Reply with one number only, the count of lines holding the string "React".
***** MATERIAL PROVIDED *****
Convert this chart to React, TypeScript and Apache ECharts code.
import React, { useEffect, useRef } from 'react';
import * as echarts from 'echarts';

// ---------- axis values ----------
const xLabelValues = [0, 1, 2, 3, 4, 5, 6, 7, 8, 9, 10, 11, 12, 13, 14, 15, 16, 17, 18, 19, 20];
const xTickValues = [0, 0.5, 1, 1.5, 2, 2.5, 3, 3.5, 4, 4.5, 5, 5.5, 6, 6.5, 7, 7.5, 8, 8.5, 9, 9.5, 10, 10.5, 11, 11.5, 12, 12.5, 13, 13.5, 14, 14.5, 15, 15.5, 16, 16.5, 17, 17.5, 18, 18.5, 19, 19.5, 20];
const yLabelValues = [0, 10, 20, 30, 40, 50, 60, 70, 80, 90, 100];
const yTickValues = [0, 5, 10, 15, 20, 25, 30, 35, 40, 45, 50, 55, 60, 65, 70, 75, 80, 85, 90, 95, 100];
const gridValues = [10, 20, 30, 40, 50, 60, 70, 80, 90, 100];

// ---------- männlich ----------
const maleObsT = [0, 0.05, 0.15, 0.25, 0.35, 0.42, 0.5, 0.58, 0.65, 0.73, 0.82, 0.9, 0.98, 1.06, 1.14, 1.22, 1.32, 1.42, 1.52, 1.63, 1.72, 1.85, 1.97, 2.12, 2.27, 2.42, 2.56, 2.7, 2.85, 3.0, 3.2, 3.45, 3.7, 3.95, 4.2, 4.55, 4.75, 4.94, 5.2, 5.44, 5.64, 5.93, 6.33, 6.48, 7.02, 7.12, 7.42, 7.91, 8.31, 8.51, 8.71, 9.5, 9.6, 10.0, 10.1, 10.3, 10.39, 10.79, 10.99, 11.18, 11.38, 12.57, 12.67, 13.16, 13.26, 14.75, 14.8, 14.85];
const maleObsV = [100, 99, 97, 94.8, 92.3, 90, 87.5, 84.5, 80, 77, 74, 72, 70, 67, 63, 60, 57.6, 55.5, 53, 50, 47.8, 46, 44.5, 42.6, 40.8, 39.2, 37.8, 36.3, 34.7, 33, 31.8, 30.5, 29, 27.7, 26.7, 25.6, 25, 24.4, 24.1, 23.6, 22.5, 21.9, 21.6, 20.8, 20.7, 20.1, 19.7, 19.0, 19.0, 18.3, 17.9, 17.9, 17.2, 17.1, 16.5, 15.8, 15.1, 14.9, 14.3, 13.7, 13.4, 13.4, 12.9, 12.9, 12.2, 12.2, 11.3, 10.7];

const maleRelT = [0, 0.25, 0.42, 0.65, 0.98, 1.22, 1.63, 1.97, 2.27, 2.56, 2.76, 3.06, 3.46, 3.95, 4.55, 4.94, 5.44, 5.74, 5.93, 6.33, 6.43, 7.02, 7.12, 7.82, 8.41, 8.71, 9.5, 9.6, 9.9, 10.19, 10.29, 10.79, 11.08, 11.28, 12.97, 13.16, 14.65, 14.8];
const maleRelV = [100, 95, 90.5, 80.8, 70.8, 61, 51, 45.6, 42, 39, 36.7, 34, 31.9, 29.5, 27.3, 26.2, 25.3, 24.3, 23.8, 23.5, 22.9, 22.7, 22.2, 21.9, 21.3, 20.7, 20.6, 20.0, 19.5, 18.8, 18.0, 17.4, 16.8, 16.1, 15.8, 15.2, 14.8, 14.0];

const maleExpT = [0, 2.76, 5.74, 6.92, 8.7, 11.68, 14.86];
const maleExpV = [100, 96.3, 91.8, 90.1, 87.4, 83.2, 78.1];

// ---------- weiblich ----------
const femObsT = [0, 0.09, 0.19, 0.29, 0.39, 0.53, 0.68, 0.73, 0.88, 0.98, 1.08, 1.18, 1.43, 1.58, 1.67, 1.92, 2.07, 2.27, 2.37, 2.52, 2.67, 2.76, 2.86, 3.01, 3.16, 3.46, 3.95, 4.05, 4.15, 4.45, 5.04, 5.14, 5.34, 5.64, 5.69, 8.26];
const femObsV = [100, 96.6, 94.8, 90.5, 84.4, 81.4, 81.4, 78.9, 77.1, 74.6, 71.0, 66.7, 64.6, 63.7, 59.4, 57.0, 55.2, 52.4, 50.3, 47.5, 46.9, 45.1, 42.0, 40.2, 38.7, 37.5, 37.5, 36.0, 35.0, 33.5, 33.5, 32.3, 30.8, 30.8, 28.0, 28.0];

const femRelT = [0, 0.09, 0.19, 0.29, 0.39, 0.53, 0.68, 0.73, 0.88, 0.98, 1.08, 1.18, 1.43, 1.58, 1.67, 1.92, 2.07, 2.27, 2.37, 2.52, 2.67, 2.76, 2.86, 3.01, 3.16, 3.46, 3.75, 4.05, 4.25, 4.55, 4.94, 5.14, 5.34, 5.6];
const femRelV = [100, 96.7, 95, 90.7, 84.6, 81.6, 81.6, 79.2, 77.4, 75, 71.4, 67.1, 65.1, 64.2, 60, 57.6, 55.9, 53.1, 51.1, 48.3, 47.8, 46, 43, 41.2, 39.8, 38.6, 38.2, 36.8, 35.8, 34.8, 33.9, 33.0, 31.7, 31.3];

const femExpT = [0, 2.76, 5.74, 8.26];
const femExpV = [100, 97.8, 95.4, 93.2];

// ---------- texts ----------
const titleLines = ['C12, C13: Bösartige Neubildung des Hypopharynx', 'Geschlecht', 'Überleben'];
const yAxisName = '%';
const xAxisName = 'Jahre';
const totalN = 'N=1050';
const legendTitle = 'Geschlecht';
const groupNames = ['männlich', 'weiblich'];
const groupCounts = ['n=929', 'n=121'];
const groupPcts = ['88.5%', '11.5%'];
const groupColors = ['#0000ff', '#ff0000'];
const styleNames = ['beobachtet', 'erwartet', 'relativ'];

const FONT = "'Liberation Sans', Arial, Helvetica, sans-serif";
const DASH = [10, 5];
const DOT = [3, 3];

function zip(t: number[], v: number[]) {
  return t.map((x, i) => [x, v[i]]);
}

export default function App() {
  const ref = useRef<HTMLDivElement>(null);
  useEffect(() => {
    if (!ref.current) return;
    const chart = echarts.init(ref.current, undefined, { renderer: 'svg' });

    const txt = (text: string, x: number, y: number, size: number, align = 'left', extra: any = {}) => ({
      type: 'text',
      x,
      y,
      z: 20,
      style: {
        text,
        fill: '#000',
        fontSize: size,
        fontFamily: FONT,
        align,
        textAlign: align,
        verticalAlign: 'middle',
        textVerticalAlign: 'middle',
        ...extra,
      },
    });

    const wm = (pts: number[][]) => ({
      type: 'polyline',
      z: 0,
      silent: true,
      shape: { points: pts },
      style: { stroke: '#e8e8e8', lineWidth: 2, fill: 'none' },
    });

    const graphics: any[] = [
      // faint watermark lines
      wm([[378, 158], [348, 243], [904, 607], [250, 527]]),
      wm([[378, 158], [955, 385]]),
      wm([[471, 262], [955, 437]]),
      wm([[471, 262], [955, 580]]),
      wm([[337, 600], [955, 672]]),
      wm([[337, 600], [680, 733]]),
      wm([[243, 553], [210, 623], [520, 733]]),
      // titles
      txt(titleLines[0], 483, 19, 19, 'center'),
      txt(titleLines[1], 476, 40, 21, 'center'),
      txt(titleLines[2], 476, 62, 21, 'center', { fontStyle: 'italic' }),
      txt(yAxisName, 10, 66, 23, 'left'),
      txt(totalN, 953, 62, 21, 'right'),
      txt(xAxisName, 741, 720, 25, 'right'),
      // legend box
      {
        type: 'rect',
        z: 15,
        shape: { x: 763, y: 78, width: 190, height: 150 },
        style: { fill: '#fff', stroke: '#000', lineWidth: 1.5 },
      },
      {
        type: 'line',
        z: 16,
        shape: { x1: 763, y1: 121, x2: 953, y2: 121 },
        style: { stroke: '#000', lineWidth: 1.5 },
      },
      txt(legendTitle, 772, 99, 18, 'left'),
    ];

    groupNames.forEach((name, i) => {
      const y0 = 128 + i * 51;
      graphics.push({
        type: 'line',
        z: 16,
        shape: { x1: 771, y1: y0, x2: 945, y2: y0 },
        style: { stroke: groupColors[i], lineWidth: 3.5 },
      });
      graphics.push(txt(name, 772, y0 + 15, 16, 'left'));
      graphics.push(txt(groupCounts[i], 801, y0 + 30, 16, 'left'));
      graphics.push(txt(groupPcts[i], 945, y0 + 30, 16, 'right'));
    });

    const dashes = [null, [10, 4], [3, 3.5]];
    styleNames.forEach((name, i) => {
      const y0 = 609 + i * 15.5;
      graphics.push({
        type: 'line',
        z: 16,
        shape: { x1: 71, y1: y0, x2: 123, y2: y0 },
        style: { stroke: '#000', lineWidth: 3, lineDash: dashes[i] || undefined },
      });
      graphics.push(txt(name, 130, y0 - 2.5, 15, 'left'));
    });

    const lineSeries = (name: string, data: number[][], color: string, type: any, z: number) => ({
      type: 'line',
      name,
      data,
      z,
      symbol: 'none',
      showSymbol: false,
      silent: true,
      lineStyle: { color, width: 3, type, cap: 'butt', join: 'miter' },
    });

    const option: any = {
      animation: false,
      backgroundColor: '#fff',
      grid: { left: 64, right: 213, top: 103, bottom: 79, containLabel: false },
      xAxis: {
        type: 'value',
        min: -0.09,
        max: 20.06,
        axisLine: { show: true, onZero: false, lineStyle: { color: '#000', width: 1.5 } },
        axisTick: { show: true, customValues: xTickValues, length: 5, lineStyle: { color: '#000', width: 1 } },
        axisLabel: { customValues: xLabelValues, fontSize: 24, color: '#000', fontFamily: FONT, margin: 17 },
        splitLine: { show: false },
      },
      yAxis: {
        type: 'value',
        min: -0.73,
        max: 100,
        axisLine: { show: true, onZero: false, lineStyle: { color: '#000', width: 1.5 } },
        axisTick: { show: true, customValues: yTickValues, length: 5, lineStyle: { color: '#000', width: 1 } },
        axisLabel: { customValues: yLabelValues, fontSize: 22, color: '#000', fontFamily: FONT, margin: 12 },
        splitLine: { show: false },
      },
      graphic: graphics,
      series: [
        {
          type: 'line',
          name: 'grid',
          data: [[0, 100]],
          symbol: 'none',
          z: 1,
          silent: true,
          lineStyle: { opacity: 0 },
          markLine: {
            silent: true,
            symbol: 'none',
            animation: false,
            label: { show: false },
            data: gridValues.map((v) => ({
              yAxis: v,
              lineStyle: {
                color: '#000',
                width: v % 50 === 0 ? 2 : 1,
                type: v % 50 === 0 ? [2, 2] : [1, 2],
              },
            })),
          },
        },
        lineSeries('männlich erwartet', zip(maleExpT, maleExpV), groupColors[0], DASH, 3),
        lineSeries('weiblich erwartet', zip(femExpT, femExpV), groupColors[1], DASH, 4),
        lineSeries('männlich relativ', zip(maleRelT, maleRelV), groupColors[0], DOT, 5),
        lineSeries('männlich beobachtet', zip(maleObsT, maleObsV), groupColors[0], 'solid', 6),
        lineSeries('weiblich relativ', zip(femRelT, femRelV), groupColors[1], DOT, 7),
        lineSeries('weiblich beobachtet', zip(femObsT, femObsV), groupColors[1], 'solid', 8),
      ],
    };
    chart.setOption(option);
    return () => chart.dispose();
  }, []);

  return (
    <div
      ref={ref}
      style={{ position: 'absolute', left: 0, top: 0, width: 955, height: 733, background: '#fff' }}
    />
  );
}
*****
***** MATERIAL PROVIDED *****
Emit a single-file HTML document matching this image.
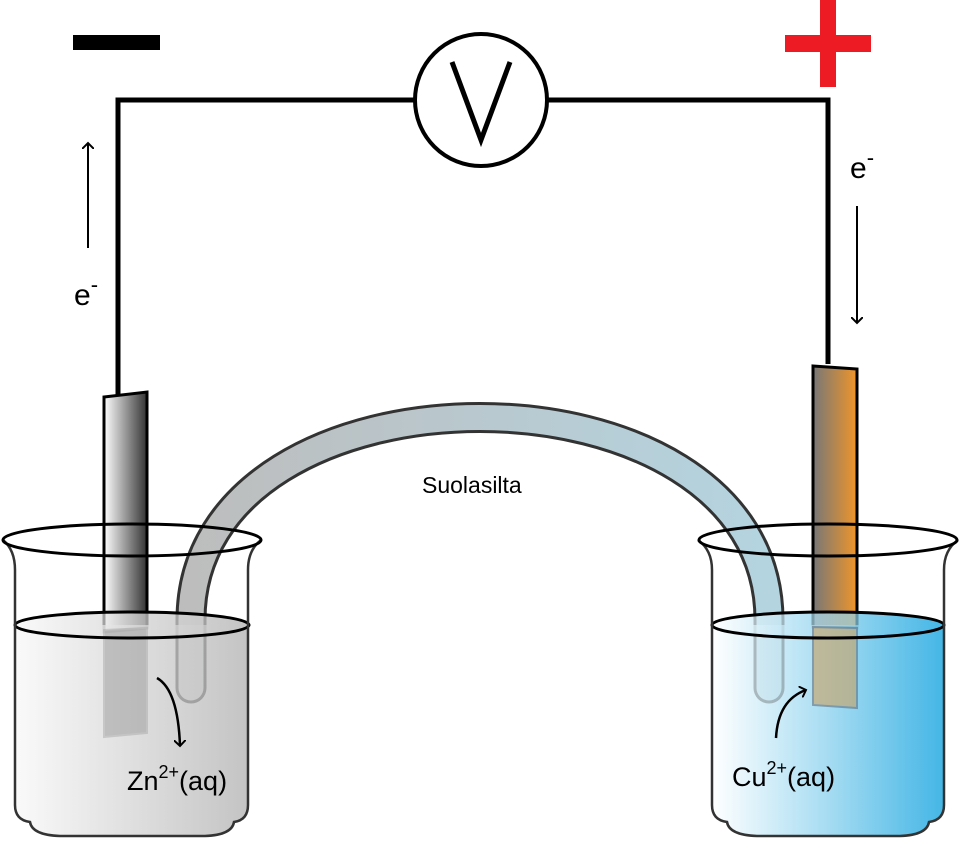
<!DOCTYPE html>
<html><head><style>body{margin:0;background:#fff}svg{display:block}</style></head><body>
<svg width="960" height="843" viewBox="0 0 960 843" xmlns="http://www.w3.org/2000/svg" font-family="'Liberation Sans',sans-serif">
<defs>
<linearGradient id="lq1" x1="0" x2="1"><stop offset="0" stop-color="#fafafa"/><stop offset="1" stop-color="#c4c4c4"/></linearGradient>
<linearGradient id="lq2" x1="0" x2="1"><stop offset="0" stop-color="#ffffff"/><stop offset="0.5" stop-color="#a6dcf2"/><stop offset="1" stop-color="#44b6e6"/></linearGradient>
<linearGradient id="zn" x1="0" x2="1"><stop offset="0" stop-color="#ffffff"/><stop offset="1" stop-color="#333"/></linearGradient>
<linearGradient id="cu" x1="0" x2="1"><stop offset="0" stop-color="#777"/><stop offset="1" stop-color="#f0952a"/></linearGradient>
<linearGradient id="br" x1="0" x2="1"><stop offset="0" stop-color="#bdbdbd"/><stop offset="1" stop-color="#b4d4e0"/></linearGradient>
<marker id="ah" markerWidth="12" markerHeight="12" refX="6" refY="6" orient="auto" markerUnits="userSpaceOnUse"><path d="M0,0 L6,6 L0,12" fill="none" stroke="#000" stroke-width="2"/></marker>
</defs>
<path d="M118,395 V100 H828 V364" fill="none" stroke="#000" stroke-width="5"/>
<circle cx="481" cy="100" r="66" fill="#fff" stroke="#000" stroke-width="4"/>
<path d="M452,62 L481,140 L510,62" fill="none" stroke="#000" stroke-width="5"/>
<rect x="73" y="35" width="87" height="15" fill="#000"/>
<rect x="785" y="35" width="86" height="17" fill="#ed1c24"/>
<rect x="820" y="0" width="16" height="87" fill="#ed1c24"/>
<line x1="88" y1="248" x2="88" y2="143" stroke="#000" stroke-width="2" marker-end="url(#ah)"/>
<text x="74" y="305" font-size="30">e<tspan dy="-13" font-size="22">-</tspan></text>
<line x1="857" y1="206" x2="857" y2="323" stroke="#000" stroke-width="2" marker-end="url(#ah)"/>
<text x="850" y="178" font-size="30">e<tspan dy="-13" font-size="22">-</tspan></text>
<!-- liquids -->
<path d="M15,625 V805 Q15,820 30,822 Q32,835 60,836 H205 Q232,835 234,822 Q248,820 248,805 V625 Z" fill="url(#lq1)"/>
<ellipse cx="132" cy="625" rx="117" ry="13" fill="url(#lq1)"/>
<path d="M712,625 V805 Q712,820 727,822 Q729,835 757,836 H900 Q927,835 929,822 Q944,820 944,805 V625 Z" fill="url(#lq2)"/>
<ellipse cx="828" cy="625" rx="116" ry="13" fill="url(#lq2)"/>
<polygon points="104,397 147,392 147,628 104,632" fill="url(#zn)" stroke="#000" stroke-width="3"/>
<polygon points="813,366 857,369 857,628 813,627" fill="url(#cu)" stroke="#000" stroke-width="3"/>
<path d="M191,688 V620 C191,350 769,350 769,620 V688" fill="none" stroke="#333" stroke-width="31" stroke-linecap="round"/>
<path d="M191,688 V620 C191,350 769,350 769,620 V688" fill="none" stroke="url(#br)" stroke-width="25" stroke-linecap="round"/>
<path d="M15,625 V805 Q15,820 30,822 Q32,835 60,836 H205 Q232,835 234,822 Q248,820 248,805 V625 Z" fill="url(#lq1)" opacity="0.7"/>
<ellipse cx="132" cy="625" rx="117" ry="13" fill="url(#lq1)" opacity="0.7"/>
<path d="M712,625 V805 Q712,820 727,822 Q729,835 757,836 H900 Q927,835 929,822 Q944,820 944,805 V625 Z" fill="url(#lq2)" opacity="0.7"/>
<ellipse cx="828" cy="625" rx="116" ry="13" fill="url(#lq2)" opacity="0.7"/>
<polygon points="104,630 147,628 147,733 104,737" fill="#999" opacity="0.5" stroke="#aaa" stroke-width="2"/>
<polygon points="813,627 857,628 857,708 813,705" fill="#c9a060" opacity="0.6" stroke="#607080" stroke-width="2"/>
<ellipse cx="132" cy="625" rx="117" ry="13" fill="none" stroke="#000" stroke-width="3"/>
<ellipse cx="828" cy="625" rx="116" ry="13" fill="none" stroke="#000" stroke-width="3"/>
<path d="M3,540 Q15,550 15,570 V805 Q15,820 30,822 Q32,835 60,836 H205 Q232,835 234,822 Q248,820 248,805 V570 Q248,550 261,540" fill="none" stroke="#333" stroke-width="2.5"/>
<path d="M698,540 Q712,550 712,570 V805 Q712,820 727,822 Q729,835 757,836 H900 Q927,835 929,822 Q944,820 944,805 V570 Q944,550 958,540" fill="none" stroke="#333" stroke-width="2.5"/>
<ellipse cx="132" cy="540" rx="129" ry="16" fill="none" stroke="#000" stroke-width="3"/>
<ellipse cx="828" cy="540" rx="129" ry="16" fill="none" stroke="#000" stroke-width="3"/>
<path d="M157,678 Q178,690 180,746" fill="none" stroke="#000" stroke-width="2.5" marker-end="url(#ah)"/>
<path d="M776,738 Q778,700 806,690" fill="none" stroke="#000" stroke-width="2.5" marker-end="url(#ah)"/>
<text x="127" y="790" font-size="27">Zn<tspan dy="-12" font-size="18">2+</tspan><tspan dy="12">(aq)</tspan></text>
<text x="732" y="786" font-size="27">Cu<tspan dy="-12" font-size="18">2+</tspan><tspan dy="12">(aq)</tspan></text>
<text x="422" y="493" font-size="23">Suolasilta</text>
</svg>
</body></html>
*****
■ ANSWER FOR THE TASK
2